Was ist das "Boxermotor" mein Herr?

A brief sojourn into the horizontally opposed engine, for the uninitiated.

The video below is a product of Subaru, so obviously it pitches the 1966 beginnings of the Subaru boxer engine. But the more important point is that this video shows why the boxer is a superior design, both from a longevity standpoint, as well as from a performance and practicality standpoint.

Josef Kales, under the direction of Ferdinand Porsche created the Boxer motor, a horizontally opposed four cylinder engine for the 1932 NSU Typ 32 protoype. The engine design was later evolved by Franz Xavier Reimspieß for the Volks-auto, later to become the KDF-wagen under Adolf Hitler's reign, and finally the Volkswagen, risen from the ashes of the Third Reich.

Sadly, Volkswagen AG came to see the boxer engine as a liability rather than a strength, conforming increasingly to other motor-trends such as inline overhead cam engines mated to transverse gearboxes which became popular in the late sixties and early seventies.

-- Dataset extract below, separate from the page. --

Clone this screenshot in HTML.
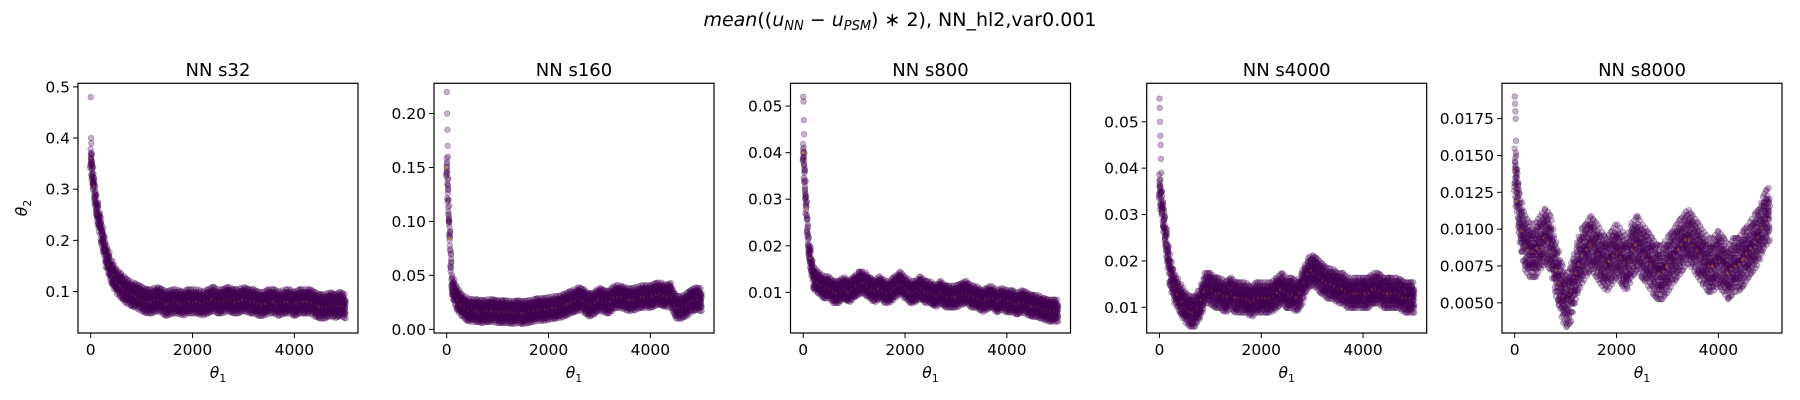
<!DOCTYPE html>
<html><head><meta charset="utf-8"><style>
body{margin:0;background:#fff;}
svg{display:block;font-family:"DejaVu Sans","Liberation Sans",sans-serif;}
</style></head><body>
<svg id="fig" width="1800" height="400" xmlns="http://www.w3.org/2000/svg">
<text x="900" y="26" text-anchor="middle" font-size="19"><tspan font-style="italic">mean</tspan>((<tspan font-style="italic">u</tspan><tspan font-style="italic" font-size="13" dy="4">NN</tspan><tspan dy="-4"> − </tspan><tspan font-style="italic">u</tspan><tspan font-style="italic" font-size="13" dy="4">PSM</tspan><tspan dy="-4">) ∗ 2), NN_hl2,var0.001</tspan></text>
</svg>
<script>
const xTicks=[0,2000,4000];
const thetaStep=100;
const titles=["NN s32","NN s160","NN s800","NN s4000","NN s8000"];
const center1=[0.36,0.27,0.22,0.17,0.14,0.12,0.11,0.10,0.095,0.09,0.085,0.08,0.08,0.085,0.08,0.075,0.08,0.08,0.075,0.08,0.08,0.08,0.075,0.08,0.085,0.08,0.08,0.085,0.08,0.08,0.085,0.08,0.08,0.075,0.075,0.08,0.08,0.075,0.08,0.08,0.075,0.08,0.08,0.08,0.075,0.07,0.07,0.075,0.07,0.075,0.07];
const center2=[0.15,0.04,0.028,0.022,0.018,0.017,0.017,0.016,0.017,0.017,0.016,0.016,0.016,0.015,0.016,0.015,0.016,0.017,0.018,0.018,0.019,0.02,0.02,0.022,0.024,0.026,0.028,0.026,0.022,0.024,0.028,0.025,0.025,0.03,0.03,0.028,0.027,0.028,0.03,0.03,0.03,0.032,0.033,0.03,0.032,0.02,0.02,0.022,0.026,0.028,0.027];
const center3=[0.04,0.02,0.013,0.012,0.011,0.011,0.01,0.01,0.011,0.01,0.011,0.012,0.012,0.011,0.01,0.011,0.01,0.01,0.011,0.012,0.011,0.01,0.01,0.011,0.01,0.01,0.009,0.01,0.009,0.009,0.009,0.0095,0.01,0.009,0.009,0.008,0.0085,0.009,0.008,0.0085,0.008,0.008,0.0075,0.008,0.0075,0.007,0.007,0.0065,0.006,0.006,0.006];
const center4=[0.036,0.027,0.018,0.014,0.012,0.01,0.009,0.009,0.011,0.014,0.014,0.013,0.013,0.012,0.013,0.012,0.012,0.012,0.011,0.012,0.012,0.012,0.012,0.013,0.014,0.013,0.013,0.012,0.014,0.017,0.018,0.017,0.016,0.015,0.015,0.014,0.014,0.013,0.013,0.013,0.013,0.013,0.014,0.014,0.013,0.013,0.013,0.013,0.012,0.012,0.012];
const center5=[0.014,0.0105,0.009,0.0085,0.0085,0.009,0.0095,0.009,0.0075,0.006,0.005,0.0055,0.007,0.008,0.0085,0.009,0.0085,0.008,0.0075,0.008,0.0085,0.008,0.0075,0.0085,0.009,0.0085,0.008,0.0075,0.007,0.007,0.0075,0.008,0.0085,0.009,0.0095,0.009,0.0085,0.008,0.0075,0.0075,0.008,0.0075,0.007,0.0075,0.0075,0.008,0.0085,0.009,0.0095,0.0105,0.011];
const early1=[0.48,0.40,0.39,0.37,0.35,0.33,0.31,0.30];
const early2=[0.22,0.20,0.185,0.17,0.16,0.14,0.12,0.10];
const early3=[0.052,0.051,0.047,0.044,0.040,0.036,0.030,0.027];
const early4=[0.055,0.053,0.050,0.047,0.045,0.042,0.039,0.035];
const early5=[0.019,0.0185,0.018,0.0175,0.016,0.015,0.014,0.0135];
const spreads=[0.018,0.008,0.0018,0.0025,0.0014];
const yTicks=[[0.1,0.2,0.3,0.4,0.5],[0,0.05,0.1,0.15,0.2],[0.01,0.02,0.03,0.04,0.05],[0.01,0.02,0.03,0.04,0.05],[0.005,0.0075,0.01,0.0125,0.015,0.0175]];
const yLabels=[["0.1","0.2","0.3","0.4","0.5"],["0.00","0.05","0.10","0.15","0.20"],["0.01","0.02","0.03","0.04","0.05"],["0.01","0.02","0.03","0.04","0.05"],["0.0050","0.0075","0.0100","0.0125","0.0150","0.0175"]];
const yRanges=[[0.019,0.507],[-0.0034,0.228],[0.00127,0.0549],[0.00446,0.0583],[0.00295,0.0199]];
const centers=[center1,center2,center3,center4,center5];
const earlies=[early1,early2,early3,early4,early5];
const offsets=[-1,-0.55,-0.2,0.1,0.4,0.75,1.05,-0.8,0.25,-0.35,0.6,1.35,-0.05,-1.25,0.9,-0.65,0.15];
const lefts=[78,434,790.5,1146.7,1502];
const axTop=83.3,axBottom=333,W=280,xMin=-250,xMax=5250;
const NS="http://www.w3.org/2000/svg";
const svg=document.getElementById('fig');
function mk(t,a,p){const e=document.createElementNS(NS,t);for(const k in a)e.setAttribute(k,a[k]);(p||svg).appendChild(e);return e;}
for(let p=0;p<5;p++){
  const L=lefts[p];
  const xs=v=>L+(v-xMin)/(xMax-xMin)*W;
  const ys=v=>axBottom-(v-yRanges[p][0])/(yRanges[p][1]-yRanges[p][0])*(axBottom-axTop);
  const g=mk('g',{});
  
  
  const t=mk('text',{x:L+W/2,y:76,'text-anchor':'middle','font-size':18},g);t.textContent=titles[p];
  
  
  const c=centers[p],s=spreads[p];
  earlies[p].forEach((v,i)=>{
    const d=mk('circle',{cx:xs(i*6),cy:ys(v),r:2.8,fill:'rgba(68,1,84,0.3)',stroke:'rgba(68,1,84,0.35)','stroke-width':0.8},g);
    
    
  });
  for(let i=0;i<c.length;i++){
    const nxt=i+1<c.length?c[i+1]:c[i];
    for(let k=0;k<5;k++){
      const th=i*thetaStep+k*thetaStep/5;
      if(th>5000)continue;
      const base=c[i]+(nxt-c[i])*k/5;
      for(let j=0;j<10;j++){
        const o=offsets[(j*3+k*7+i*5)%offsets.length];
        const d=mk('circle',{cx:xs(th+((j*13)%20)-10),cy:ys(base+o*s),r:2.8,fill:'rgba(68,1,84,0.28)',stroke:'rgba(68,1,84,0.32)','stroke-width':0.8},g);
        
        
      }
      if((i+k)%3==0){
        const d=mk('circle',{cx:xs(th),cy:ys(base),r:1.6,fill:'rgba(230,160,40,0.6)'},g);
        
        
      }
    }
  }
  const fr=mk('rect',{x:L,y:axTop,width:W,height:axBottom-axTop,fill:'none',stroke:'#000','stroke-width':1.2},g);
  
  
  xTicks.forEach(v=>{
    mk('line',{x1:xs(v),x2:xs(v),y1:axBottom,y2:axBottom+5,stroke:'#000'},g);
    const tl=mk('text',{x:xs(v),y:axBottom+22,'text-anchor':'middle','font-size':15.5},g);tl.textContent=v;
    
    
  });
  yTicks[p].forEach((v,i)=>{
    mk('line',{x1:L-5,x2:L,y1:ys(v),y2:ys(v),stroke:'#000'},g);
    const tl=mk('text',{x:L-8,y:ys(v)+5.5,'text-anchor':'end','font-size':15.5},g);tl.textContent=yLabels[p][i];
    
    
  });
  const xl=mk('text',{x:L+W/2,y:378,'text-anchor':'middle','font-size':15.5,'font-style':'italic'},g);
  xl.innerHTML='θ<tspan font-size="11" dy="4" font-style="normal">1</tspan>';
  
  
}
const yl=mk('text',{x:0,y:0,'text-anchor':'middle','font-size':15.5,'font-style':'italic',transform:'translate(27,208) rotate(-90)'});
yl.innerHTML='θ<tspan font-size="11" dy="4" font-style="normal">2</tspan>';


</script>
</body></html>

While VW de México continued to manufacture and sell the venerable air-cooled boxer in their domestic incarnation of the VW Beetle through 2003, Volkswagen AG wanted nothing more to do with the boxer.

Ironically, just as VW was trying to abandon the boxer, Subaru was 'reinventing the wheel' with their new boxer engine which first saw production in 1966. While not the first or only Japanese company to build boxer engines, Subaru has remained at the fore-front of boxer development since it took over the crown from VW in the early 1970s. Today, boxers are used in many cars, including the new Scion (Toyota) FR-S, which uses a Subaru-built boxer with Toyota engineered heads.

It seems that the boxer is going to keep living a long and happy life. With or without VW.